Branch Rickey and Pee Wee Reese have always been the secondary heroes most associated with Jackie Robinson’s racial integration of Major League Baseball. Rickey was the Dodger general manager who signed Robinson and helped prepare him for the trials of the 1947 season; Reese was the Brooklyn shortstop and captain who publicly put his arm around Robinson to deflect the racist feelings of some fans.

The role played by Rachel Robinson, Jackie’s widow, had for a long time been forgotten, perhaps as a result of her quiet nature and her failure to seek attention. As evidenced, however, by the reception she received at Citi Field on April 15, her many contributions to baseball and society are finally beginning to earn Rachel Robinson her due.

“She is American royalty,” said Mets executive vice president Dave Howard – a sentiment repeated a few minutes later by U.S. representative Eliot Engel.

“There’s just an aura about her, and you just want to sit down with her and just talk baseball and talk about all the life experiences she’s been through,” Mets third baseman David Wright told The Queens Courier. “I wish I could talk to her more, but she’s a lovely woman, and fortunately she comes out to … see us play every so often, so I enjoy it when she does come.”

Rachel Robinson was in attendance on April 15 for both a Jackie Robinson Day pre-game ceremony and the dedication of the Jackie Robinson Rotunda at Citi Field. For the dedication, she was part of a group that included Governor David Paterson, U.S. Senator Charles Schumer, Queens Borough President Helen Marshall, baseball Hall of Famer Joe Morgan, and Spike Lee. Also in tow were nine Jackie Robinson scholars, young men and women who perhaps best represent the good work that Rachel Robinson is still doing.

She founded the Jackie Robinson Foundation after Jackie died in 1973. Since then, the group has awarded college scholarships to 1,200 minority students, 97 percent of whom have graduated. One of them is Ayesha Lewis of Jamaica, Queens.

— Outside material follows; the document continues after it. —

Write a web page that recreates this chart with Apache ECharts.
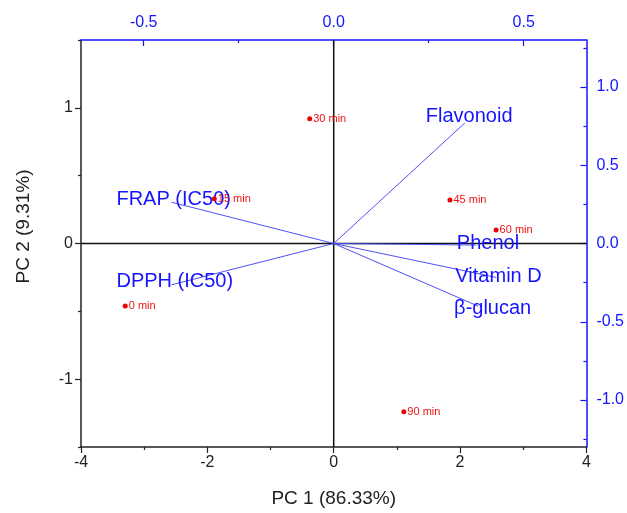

“I’ve always been a fan of history, so when I would read about Jackie Robinson and what he did in 1947, it always blew me away,” she said. “It’s a source of motivation for me.”

Rachel Robinson had been a nurse, and after her husband’s retirement, she returned to the field, working her way up to an assistant professorship at Yale and a directorship of the Connecticut Mental Health Center. She was there for support, too, when Jackie Robinson responded to countless threats and epithets by keeping his head down and playing the game hard. “Quiet dignity and strength,” Schumer called it.

“I feel strengthened by the life that we lived,” she said.

Already awarded the MLB Commissioner’s Historic Achievement Award in 2007, Rachel Robinson will soon receive the UCLA medal, the highest honor bestowed by the university attended by her and her husband.

Morgan and Mets shortstop Jose Reyes both spoke glowingly to The Queens Courier about the April 15 ceremonies to which she was so central.

“I grew up idolizing Jackie Robinson,” said Morgan, who serves on the Foundation’s board of directors. “This is a fabulous tribute to the Foundation and [to] Rachel, for what she’s doing to keep [Jackie’s] legacy alive.”

“It’s something we never forget when we do something for Jackie Robinson, so it’s a good memory,” Reyes said.